Inoltre, l'imputazione dell'incombenza della prova documentale sul contribuente appare vieppiù conseguenza della sopra richiamata regola generale di ripartizione degli oneri probatori quale è quella della disponibilità della prova o vicinanza alla stessa (cfr. Cass. civ., SS.UU., 30 ottobre 2001, n. 13533, per il cui commento si rinvia a G. VILLA, Onere della prova, inadempimento e criteri di razionalità economica, in "Riv. dir. civ.", 2002, 5; Cass. civ., SS.UU., 11 gennaio 2008, n. 582; Cass. civ., SS.UU., 11 gennaio 2008, n. 577; Cass. civ., 23 marzo 2012, n. 4721; in materia di lavoro, Cass. civ,., SS.UU., 10 gennaio 2006, n. 141 e Cass. civ., 5 marzo 2012, n. 3415).

Osservazioni

La sentenza in rassegna si colloca, dunque, nel solco già tracciato da un consolidato orientamento che ha preso le mosse da quella giurisprudenza sviluppatasi con riferimento alla deducibilità dei compensi agli amministratori, giurisprudenza secondo la quale il requisito della congruità doveva considerarsi come un profilo del principio di inerenza (cfr., per tutti, Cass. civ., 27 settembre 2000, n. 12813 in "Dir .Prat. Trib.", 2001, II, con nota di F. MENTI, Il compenso agli amministratori sproporzionato e la deducibilità dal reddito d'impresa).

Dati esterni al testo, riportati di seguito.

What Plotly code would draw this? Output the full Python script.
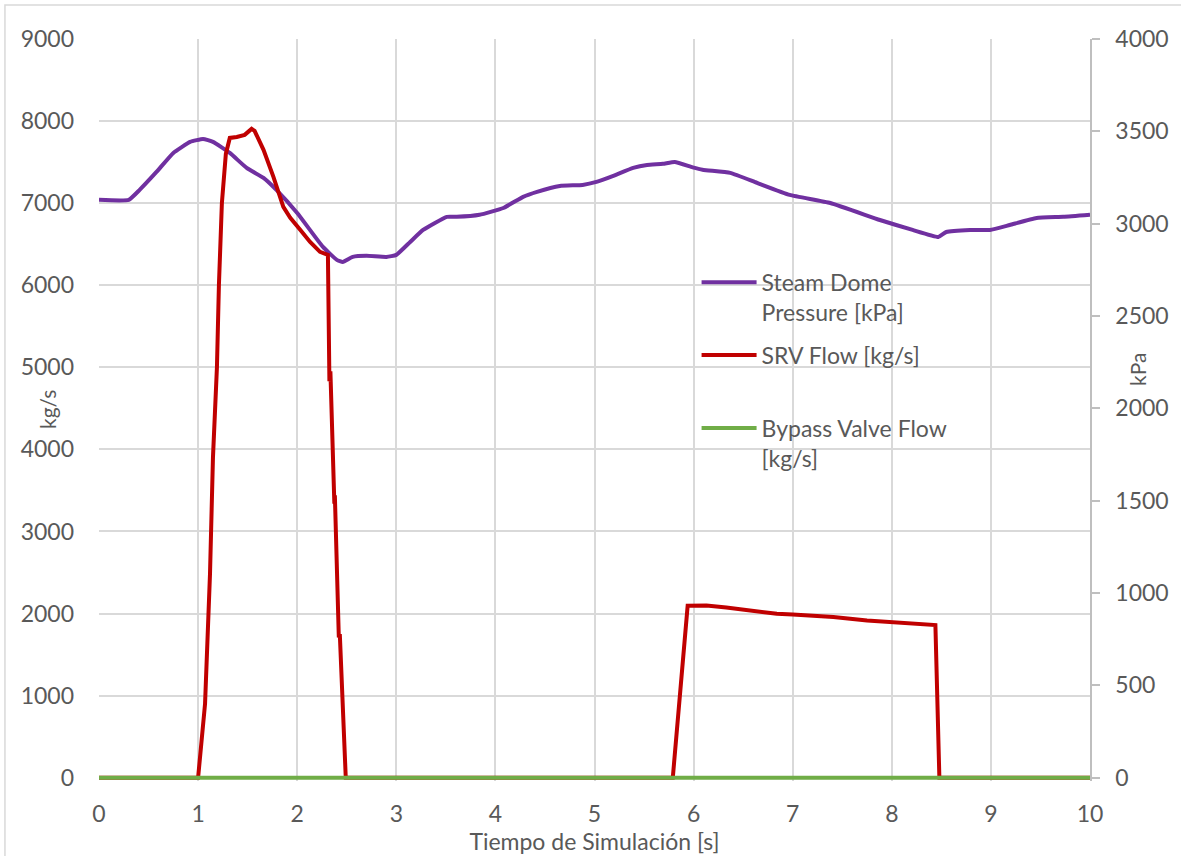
import plotly.graph_objects as go

# ---------------- data ----------------
p_time = [0, 0.3, 0.41, 0.58, 0.75, 0.92, 1.05, 1.15, 1.32, 1.49, 1.66, 1.79, 2.0,
          2.26, 2.40, 2.46, 2.56, 2.70, 2.90, 3.0, 3.14, 3.27, 3.51, 3.61, 3.84,
          4.08, 4.28, 4.42, 4.65, 4.88, 5.02, 5.19, 5.39, 5.53, 5.69, 5.81, 5.99,
          6.09, 6.37, 6.64, 6.97, 7.38, 7.88, 8.21, 8.47, 8.55, 8.79, 8.99, 9.19,
          9.46, 9.73, 10]
p_kpa = [3129, 3129, 3183, 3280, 3383, 3443, 3459, 3443, 3383, 3302, 3248, 3183, 3058,
         2874, 2804, 2793, 2820, 2826, 2820, 2831, 2901, 2966, 3037, 3037, 3048,
         3085, 3145, 3172, 3204, 3210, 3226, 3259, 3302, 3318, 3324, 3334, 3305,
         3292, 3275, 3221, 3156, 3112, 3020, 2966, 2928, 2955, 2966, 2966, 2993,
         3031, 3037, 3048]

srv_time = [0, 1.0, 1.07, 1.12, 1.15, 1.19, 1.21, 1.24, 1.28, 1.32, 1.39, 1.47, 1.54,
            1.57, 1.66, 1.76, 1.86, 1.93, 2.03, 2.13, 2.23, 2.31, 2.325, 2.335,
            2.375, 2.38, 2.42, 2.43, 2.49, 5.79, 5.94, 6.13, 6.33, 6.57, 6.84, 7.0,
            7.41, 7.75, 8.08, 8.42, 8.44, 8.48, 10]
srv_flow = [0, 0, 900, 2480, 3900, 5000, 6000, 7000, 7600, 7795, 7807, 7832, 7905,
            7880, 7649, 7320, 6955, 6821, 6675, 6528, 6407, 6370, 4830, 4950,
            3340, 3440, 1710, 1750, 0, 0, 2095, 2099, 2075, 2034, 1997, 1990,
            1957, 1916, 1884, 1855, 1860, 0, 0]

byp_time = [0, 10]
byp_flow = [0, 0]

names = ["Steam Dome<br>Pressure [kPa]", "SRV Flow [kg/s]<br> ", "Bypass Valve Flow<br>[kg/s]"]
x_ticks = list(range(0, 11))
left_ticks = list(range(0, 9001, 1000))
right_ticks = list(range(0, 4001, 500))

# ---------------- figure ----------------
FONT = "Lato"
TXT = "#595959"
GRID = "#d9d9d9"
LEFT_MIN = -40                      # small pad so the zero-line series is not clipped
RIGHT_MIN = LEFT_MIN * 4000 / 9000

fig = go.Figure()
fig.add_trace(go.Scatter(x=p_time, y=p_kpa, name=names[0], mode="lines",
                         line=dict(color="#7030A0", width=4, shape="spline", smoothing=0.4),
                         yaxis="y", legendrank=1, legendgroup="a"))
fig.add_trace(go.Scatter(x=srv_time, y=srv_flow, name=names[1], mode="lines",
                         line=dict(color="#C00000", width=4),
                         yaxis="y2", legendrank=2, legendgroup="b"))
fig.add_trace(go.Scatter(x=byp_time, y=byp_flow, name=names[2], mode="lines",
                         line=dict(color="#70AD47", width=4),
                         yaxis="y2", legendrank=3, legendgroup="c"))

fig.update_layout(
    width=1181, height=856,
    margin=dict(l=99, r=91, t=39, b=75, autoexpand=False),
    paper_bgcolor="white", plot_bgcolor="white",
    font=dict(family=FONT, size=23, color=TXT),
    xaxis=dict(range=[0, 10], tickvals=x_ticks, showgrid=True, gridcolor=GRID,
               gridwidth=1.5, zeroline=False, showline=False, ticks="",
               ticklabelstandoff=17, automargin=False,
               title=dict(text="Tiempo de Simulación [s]", standoff=2,
                          font=dict(size=23, color=TXT))),
    yaxis=dict(range=[RIGHT_MIN, 4000], tickvals=right_ticks, side="right", showgrid=False,
               zeroline=False, showline=True, linecolor="#bfbfbf", linewidth=1.5,
               ticks="outside", ticklen=8, tickcolor="#bfbfbf", tickwidth=1.5,
               ticklabelstandoff=11, automargin=False),
    yaxis2=dict(range=[LEFT_MIN, 9000], tickvals=left_ticks, side="left", overlaying="y",
                showgrid=True, gridcolor=GRID, gridwidth=1.5, zeroline=False,
                showline=False, ticks="", ticklabelstandoff=24, automargin=False),
    legend=dict(x=0.603, y=0.701, xanchor="left", yanchor="top",
                bgcolor="rgba(0,0,0,0)", valign="top", itemwidth=55,
                tracegroupgap=10, font=dict(size=23, color=TXT),
                traceorder="grouped"),
    showlegend=True,
)

# axis titles placed inside the tick-label columns, as in the original
fig.add_annotation(text="kg/s", xref="paper", yref="paper", x=(47 - 99) / 991,
                   y=(781 - 410) / 742, showarrow=False, textangle=-90,
                   font=dict(size=21, color=TXT), xanchor="center", yanchor="middle")
fig.add_annotation(text="kPa", xref="paper", yref="paper", x=(1138 - 99) / 991,
                   y=(781 - 370) / 742, showarrow=False, textangle=-90,
                   font=dict(size=21, color=TXT), xanchor="center", yanchor="middle")

# light chart-area border
fig.add_shape(type="rect", xref="paper", yref="paper",
              x0=-0.0949, x1=1.2, y0=-0.3, y1=1.0458,
              line=dict(color="#d9d9d9", width=1.5), layer="below")

fig.write_html("out.html", config={"displayModeBar": False},
               post_script="document.body.style.margin='0';document.body.style.overflow='hidden';")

È convincente, perché in linea con i principi in tema di riparto dell'onere della prova, la tesi che individua nel contribuente il soggetto per primo chiamato a dimostrare documentalmente in sede procedimentale i costi: secondo tale impostazione, l'Amministrazione finanziaria non deve ammettere in deduzione i componenti negativi di reddito di cui il contribuente non abbia offerto la prova documentale nel procedimento. In particolare in base all'obbligo di conservazione delle scritture contabili, si può affermare che, oltre a dover annotare correttamente il costo in contabilità, quest'ultimo dovrà essere in grado, a posteriori, di dimostrarne l'effettivo sostenimento e l'ammontare registrato.

In conclusione, se il costo è registrato e risulta provato documentalmente, l'Ufficio è chiamato a motivare e provare il disconoscimento dello stesso, mentre nessuna prova è tenuto a fornire quest'ultimo quando riprende a tassazione un costo non documentato.